Citations are a critical component to the research process. Citations allow for researchers to give credit to other sources, creating a working relationship between researchers across time and space. Keeping your citations consistent and organized in one place from the start will make finalizing your research paper or project much easier.
Citing data, as opposed to more familiar articles or books, can be a confusing process at first, but the resources are out there to help you through the process.
Provides a primer for how to cite datasets, along with examples.
- American Psychological Association’s (APA) Style Guide
Also includes information on how to cite other data forms, such as graphical depictions of data and qualitative data, in the APA style (page 16).

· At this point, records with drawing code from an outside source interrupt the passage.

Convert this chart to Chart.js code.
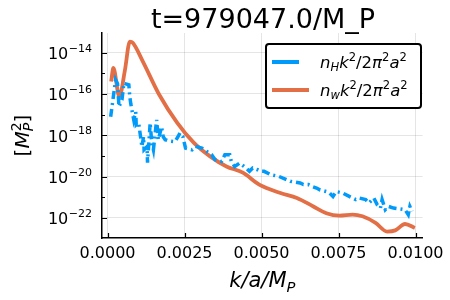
<!DOCTYPE html>
<html><head><meta charset="utf-8">
<script src="https://cdn.jsdelivr.net/npm/chart.js@4/dist/chart.umd.min.js"></script>
<style>html,body{margin:0;padding:0;background:#fff}#c{display:block}</style>
</head><body>
<div style="width:450px;height:300px"><canvas id="c" width="450" height="300"></canvas></div>
<script>
// ---- data ----
const kH = [0.000102,0.000262,0.000325,0.000373,0.000469,0.000533,0.000597,0.000692,0.000724,0.000756,0.000852,0.000916,0.000932,0.001011,0.001117,0.001171,0.001187,0.001283,0.001299,0.001385,0.001436,0.00149,0.001595,0.00165,0.001755,0.001809,0.001873,0.001969,0.002192,0.002288,0.002352,0.002447,0.002533,0.002744,0.002853,0.003063,0.003223,0.003382,0.003491,0.003701,0.00381,0.003969,0.00402,0.004129,0.004288,0.004499,0.004608,0.004713,0.004872,0.004978,0.005086,0.005297,0.005565,0.005935,0.006254,0.006362,0.006522,0.006627,0.006787,0.006892,0.007106,0.007211,0.00732,0.007425,0.007639,0.007849,0.008063,0.008168,0.008382,0.008487,0.008647,0.008756,0.008861,0.008915,0.00902,0.009126,0.009285,0.009659,0.009764,0.009818,0.009892];
const nH = [7.8e-18,4.8e-16,3.1e-16,2.4e-17,5.2e-17,3.4e-16,3.1e-16,2.75e-16,7.2e-17,3.3e-17,5.6e-18,1.36e-17,3.2e-18,4.0e-18,2.8e-19,8.5e-19,2.0e-19,2.8e-19,4.7e-20,4.0e-18,4.3e-19,2.0e-19,5.6e-18,6.1e-19,2.6e-18,8.5e-19,6.1e-19,5.4e-19,4.9e-19,8.5e-19,1.3e-18,8.5e-19,2.4e-19,2.0e-19,2.9e-19,2.4e-19,1.65e-19,1.14e-19,6.5e-20,5.4e-20,1.14e-19,1.14e-19,5.4e-20,3.1e-20,4.5e-20,2.6e-20,1.8e-20,2.6e-20,2.15e-20,1.8e-20,1.8e-20,1.24e-20,1.02e-20,5.9e-21,4.9e-21,4.1e-21,4.1e-21,3.4e-21,2.8e-21,2.3e-21,1.9e-21,1.6e-21,1.1e-21,1.9e-21,1.6e-21,1.1e-21,7.7e-22,9.2e-22,7.7e-22,5.3e-22,9.2e-22,4.4e-22,3.0e-22,7.7e-22,2.5e-22,3.6e-22,3.0e-22,2.5e-22,1.44e-22,3.6e-22,2.1e-22];
const kW = [0.000118,0.000191,0.000383,0.000565,0.000724,0.00082,0.001149,0.00168,0.002265,0.002798,0.003331,0.003861,0.004394,0.004927,0.005616,0.006149,0.006682,0.007106,0.00753,0.007958,0.008277,0.008702,0.009075,0.00934,0.009659,0.009978];
const nW = [4.0e-16,1.8e-15,7.4e-17,1.4e-15,3.4e-14,3.0e-14,3.7e-15,9.1e-17,4.0e-18,4.4e-19,9.5e-20,3.1e-20,1.55e-20,4.1e-21,1.6e-21,9.3e-22,3.6e-22,1.7e-22,1.3e-22,1.45e-22,1.2e-22,5.8e-23,2.2e-23,2.5e-23,5.1e-23,3.3e-23];
const xTicks = [0, 0.0025, 0.005, 0.0075, 0.01];
const yMajorExp = [-22, -20, -18, -16, -14];
const yMinorExp = [-21, -19, -17, -15];
const titleText = "t=979047.0/M_P";

const BLUE = '#009AFA', ORANGE = '#E26F46';
const FONT = "'DejaVu Sans', 'Liberation Sans', sans-serif";

function fnt(size, it){ return (it ? 'italic ' : '') + size + 'px ' + FONT; }
function richWidth(ctx, parts, size){
  let w = 0;
  for (const p of parts){
    const sz = p.s ? size*0.7 : size;
    ctx.font = fnt(sz, p.i);
    let pw = ctx.measureText(p.t).width;
    if (p.s === 'both'){ ctx.font = fnt(sz, p.i2); pw = Math.max(pw, ctx.measureText(p.t2).width); }
    w += pw;
  }
  return w;
}
function richDraw(ctx, parts, x, y, size){
  ctx.textAlign = 'left'; ctx.textBaseline = 'alphabetic';
  for (const p of parts){
    const sz = p.s ? size*0.7 : size;
    ctx.font = fnt(sz, p.i);
    let w = ctx.measureText(p.t).width;
    if (p.s === 'sub') ctx.fillText(p.t, x, y + size*0.22);
    else if (p.s === 'sup') ctx.fillText(p.t, x, y - size*0.42);
    else if (p.s === 'both'){
      ctx.fillText(p.t, x, y + size*0.22);
      ctx.font = fnt(sz, p.i2);
      ctx.fillText(p.t2, x, y - size*0.42);
      w = Math.max(w, ctx.measureText(p.t2).width);
    } else ctx.fillText(p.t, x, y);
    x += w;
  }
}

const decor = {
  id: 'decor',
  afterDraw(chart){
    const ctx = chart.ctx, xs = chart.scales.x, ys = chart.scales.y, ca = chart.chartArea;
    ctx.save();
    ctx.fillStyle = '#000'; ctx.strokeStyle = '#000'; ctx.lineWidth = 1.2;
    ctx.beginPath();
    for (const v of xTicks){ const px = Math.round(xs.getPixelForValue(v))+0.5; ctx.moveTo(px, ca.bottom); ctx.lineTo(px, ca.bottom-5); }
    for (const e of yMajorExp){ const py = Math.round(ys.getPixelForValue(Math.pow(10,e)))+0.5; ctx.moveTo(ca.left, py); ctx.lineTo(ca.left+5, py); }
    for (const e of yMinorExp){ const py = Math.round(ys.getPixelForValue(Math.pow(10,e)))+0.5; ctx.moveTo(ca.left, py); ctx.lineTo(ca.left+3, py); }
    ctx.stroke();
    for (const e of yMajorExp){
      const py = ys.getPixelForValue(Math.pow(10,e));
      ctx.font = fnt(11, false);
      const es = '\u2212' + Math.abs(e);
      const ew = ctx.measureText(es).width;
      ctx.textAlign = 'left'; ctx.textBaseline = 'alphabetic';
      ctx.fillText(es, 92 - ew, py - 1);
      ctx.font = fnt(16, false);
      const bw = ctx.measureText('10').width;
      ctx.fillText('10', 92 - ew - bw - 0.5, py + 6.5);
    }
    ctx.font = fnt(27, false); ctx.textAlign = 'center';
    ctx.fillText(titleText, 263, 28);
    const xl = [{t:'k/a/M', i:true},{t:'P', i:true, s:'sub'}];
    const xw = richWidth(ctx, xl, 21);
    richDraw(ctx, xl, (ca.left+ca.right)/2 - xw/2, 287, 21);
    const yl = [{t:'[', i:false},{t:'M', i:true},{t:'P', i:true, s:'both', t2:'2', i2:false},{t:']', i:false}];
    const yw = richWidth(ctx, yl, 20);
    ctx.save(); ctx.translate(29, (ca.top+ca.bottom)/2); ctx.rotate(-Math.PI/2);
    richDraw(ctx, yl, -yw/2, 0, 20);
    ctx.restore();
    const lx = 266, ly = 44, lw = 155, lh = 64;
    ctx.fillStyle = '#fff'; ctx.strokeStyle = '#000'; ctx.lineWidth = 2;
    ctx.beginPath(); ctx.roundRect(lx, ly, lw, lh, 3); ctx.fill(); ctx.stroke();
    const ds = chart.data.datasets;
    const rows = [62, 90];
    const sampleLen = [27, 37];
    ds.forEach((d, i) => {
      ctx.strokeStyle = d.borderColor; ctx.lineWidth = 4; ctx.setLineDash([]);
      ctx.beginPath(); ctx.moveTo(272, rows[i]); ctx.lineTo(272 + sampleLen[i], rows[i]); ctx.stroke();
      ctx.fillStyle = '#000';
      const sub = i === 0 ? 'H' : 'w';
      const parts = [{t:'n', i:true},{t:sub, i:true, s:'sub'},{t:'k', i:true},{t:'2', s:'sup'},{t:'/2', i:false},{t:'\u03c0', i:true},{t:'2', s:'sup'},{t:'a', i:true},{t:'2', s:'sup'}];
      richDraw(ctx, parts, 320, rows[i] + 5.5, 16.5);
    });
    ctx.restore();
  }
};

new Chart(document.getElementById('c'), {
  type: 'line',
  data: {
    datasets: [
      { label: 'nH', data: kH.map((k, i) => ({x: k, y: nH[i]})), borderColor: BLUE, borderWidth: 3.5,
        borderDash: [8, 4, 2, 4], pointRadius: 0, tension: 0, fill: false },
      { label: 'nw', data: kW.map((k, i) => ({x: k, y: nW[i]})), borderColor: ORANGE, borderWidth: 3.8,
        pointRadius: 0, cubicInterpolationMode: 'monotone', fill: false }
    ]
  },
  options: {
    responsive: false, animation: false, devicePixelRatio: 1,
    layout: { padding: { left: 0, top: 33, right: 22, bottom: 0 } },
    plugins: { legend: { display: false }, title: { display: false }, tooltip: { enabled: false } },
    scales: {
      x: { type: 'linear', min: -0.000179, max: 0.01023,
        afterBuildTicks: s => { s.ticks = xTicks.map(v => ({value: v})); },
        afterFit: s => { s.height = 62; },
        grid: { color: 'rgba(0,0,0,0.1)', drawTicks: false, lineWidth: 1 },
        border: { display: true, color: '#000', width: 1.5 },
        ticks: { font: { family: FONT, size: 16 }, color: '#000', padding: 6, maxRotation: 0,
          callback: v => v.toFixed(4) } },
      y: { type: 'logarithmic', min: 1.07e-23, max: 8.9e-14,
        afterBuildTicks: s => { s.ticks = yMajorExp.map(e => ({value: Math.pow(10, e)})); },
        afterFit: s => { s.width = 102; },
        grid: { color: 'rgba(0,0,0,0.1)', drawTicks: false, lineWidth: 1 },
        border: { display: true, color: '#000', width: 1.5 },
        ticks: { display: false } }
    }
  },
  plugins: [decor]
});
</script>
</body></html>
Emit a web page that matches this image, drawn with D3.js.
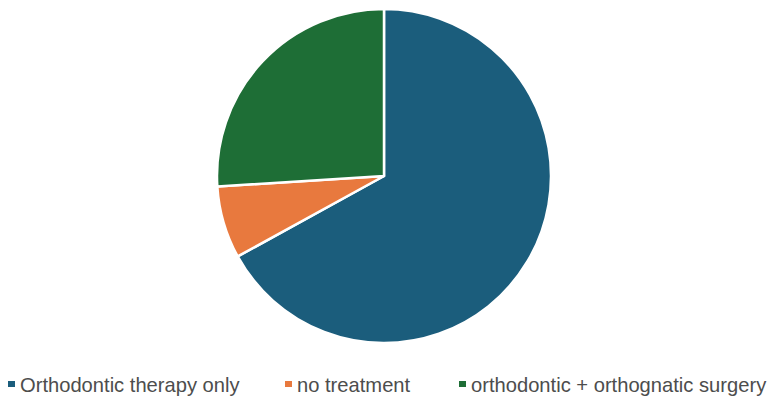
<!DOCTYPE html>
<html>
<head>
<meta charset="utf-8">
<script src="https://cdn.jsdelivr.net/npm/d3@7"></script>
<style>
  html, body { margin: 0; padding: 0; background: #fff; }
  svg { display: block; }
</style>
</head>
<body>
<svg id="chart" width="770" height="397"></svg>
<script>
// Treatment groups and their shares (%)
const categories = ["Orthodontic therapy only", "no treatment", "orthodontic + orthognatic surgery"];
const values = [67, 7, 26];
const colors = ["#1b5d7c", "#e8793e", "#1e6e36"];

const svg = d3.select("#chart");
const cx = 384, cy = 176, radius = 167;

const pie = d3.pie().sort(null).value(d => d)(values);
const arc = d3.arc().innerRadius(0).outerRadius(radius);

svg.append("g")
  .attr("transform", `translate(${cx},${cy})`)
  .selectAll("path")
  .data(pie)
  .join("path")
  .attr("d", arc)
  .attr("fill", (d, i) => colors[i])
  .attr("stroke", "#fff")
  .attr("stroke-width", 2.5)
  .attr("stroke-linejoin", "round");

// Legend along the bottom
const legendX = [8, 285, 459];
const legend = svg.append("g")
  .selectAll("g")
  .data(categories)
  .join("g")
  .attr("transform", (d, i) => `translate(${legendX[i]},381)`);

legend.append("rect")
  .attr("x", 0).attr("y", 0)
  .attr("width", 7).attr("height", 6)
  .attr("fill", (d, i) => colors[i]);

legend.append("text")
  .attr("transform", "translate(12,11) scale(0.96,1)")
  .attr("font-family", "Liberation Sans, Arial, sans-serif")
  .attr("font-size", 21)
  .attr("fill", "#4d4d4d")
  .text(d => d);
</script>
</body>
</html>
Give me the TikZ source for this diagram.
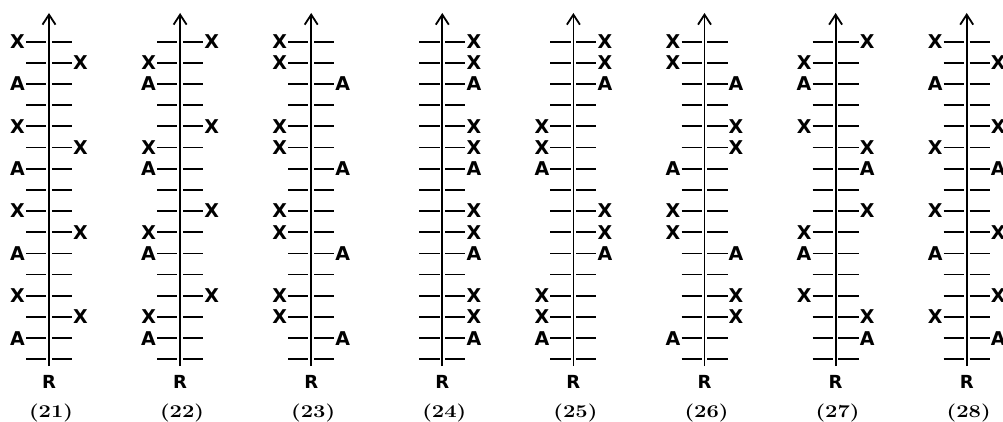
\documentclass[tikz,border=0pt]{standalone}
\usepackage{graphicx}
\usepackage{fontspec}
\newfontfamily\lblfont{DejaVu Sans}
\usetikzlibrary{arrows.meta}
\tikzset{
  axisline/.style={line width=1.8pt,-{Straight Barb[length=10pt,width=13pt,line width=1.8pt]}},
  tickline/.style={line width=1.8pt},
  lab/.style={inner sep=1pt,font=\lblfont\bfseries\fontsize{19}{19}\selectfont},
  lside/.style={anchor=east,xshift=-23pt},
  rside/.style={anchor=west,xshift=23pt},
  rlab/.style={inner sep=0pt,font=\lblfont\bfseries\fontsize{18}{18}\selectfont},
  caplab/.style={inner sep=0pt,font=\bfseries\fontsize{18}{18}\selectfont}
}
\newcommand\stripcol[3]{%
  \coordinate (b#1) at (#2,366);
  \coordinate (t#1) at (#2,13);
  \draw[axisline] (b#1) -- (t#1);
  \foreach \i in {1,...,16}{
    \draw[tickline] (#2-23,{41.7+(\i-1)*21.17}) -- (#2-2.8,{41.7+(\i-1)*21.17});
    \draw[tickline] (#2+2.8,{41.7+(\i-1)*21.17}) -- (#2+23,{41.7+(\i-1)*21.17});
  }
  \foreach \r/\s/\t in {#3}{
    \node[lab,\s] (lab#1-\r) at (#2,{41.7+(\r-1)*21.17}) {\t};
  }
  \node[rlab] (R#1) at (#2,382) {R};
  \node[caplab] (cap#1) at (#2+2,413) {\scalebox{1.22}[1]{(#1)}};
}
\begin{document}
\begin{tikzpicture}[x=1pt,y=-1pt]
\useasboundingbox (0,0) rectangle (1003,422);
\stripcol{21}{49}{1/lside/X,2/rside/X,3/lside/A,5/lside/X,6/rside/X,7/lside/A,9/lside/X,10/rside/X,11/lside/A,13/lside/X,14/rside/X,15/lside/A}
\stripcol{22}{180.1}{1/rside/X,2/lside/X,3/lside/A,5/rside/X,6/lside/X,7/lside/A,9/rside/X,10/lside/X,11/lside/A,13/rside/X,14/lside/X,15/lside/A}
\stripcol{23}{311.2}{1/lside/X,2/lside/X,3/rside/A,5/lside/X,6/lside/X,7/rside/A,9/lside/X,10/lside/X,11/rside/A,13/lside/X,14/lside/X,15/rside/A}
\stripcol{24}{442.3}{1/rside/X,2/rside/X,3/rside/A,5/rside/X,6/rside/X,7/rside/A,9/rside/X,10/rside/X,11/rside/A,13/rside/X,14/rside/X,15/rside/A}
\stripcol{25}{573.4}{1/rside/X,2/rside/X,3/rside/A,5/lside/X,6/lside/X,7/lside/A,9/rside/X,10/rside/X,11/rside/A,13/lside/X,14/lside/X,15/lside/A}
\stripcol{26}{704.5}{1/lside/X,2/lside/X,3/rside/A,5/rside/X,6/rside/X,7/lside/A,9/lside/X,10/lside/X,11/rside/A,13/rside/X,14/rside/X,15/lside/A}
\stripcol{27}{835.6}{1/rside/X,2/lside/X,3/lside/A,5/lside/X,6/rside/X,7/rside/A,9/rside/X,10/lside/X,11/lside/A,13/lside/X,14/rside/X,15/rside/A}
\stripcol{28}{966.7}{1/lside/X,2/rside/X,3/lside/A,5/rside/X,6/lside/X,7/rside/A,9/lside/X,10/rside/X,11/lside/A,13/rside/X,14/lside/X,15/rside/A}
\end{tikzpicture}
\end{document}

- Certain resources also provide instruction on how to cite data originating from their repository or archive, such as ICPSR (accessible through the CSSCR) or Statistics Canada, but much of these resources follow the general format as the two resources above.
- UW Quick Citation Guide
Many databases and websites for searching for data, such as Google Scholar and WorldCat, allow users to “export” citations. Exporting citations allows a user to obtain a pre-generated citation, which may be integrated with Citation Management Software (see below).
- When using Quick Citation Generators, make sure to double-check for accuracy and consistency!
- UW Guide to Citation Management Software (CMS)
Citation Management Software, also known as Citation Management Tools, allow users to easily store, organize, share, and generate citations into word processing software. CMS are especially useful when dealing with larger projects, such as theses and dissertations, but it’s never too early to begin familiarizing oneself with this useful tool.
- Make sure you are using the reference type “dataset”!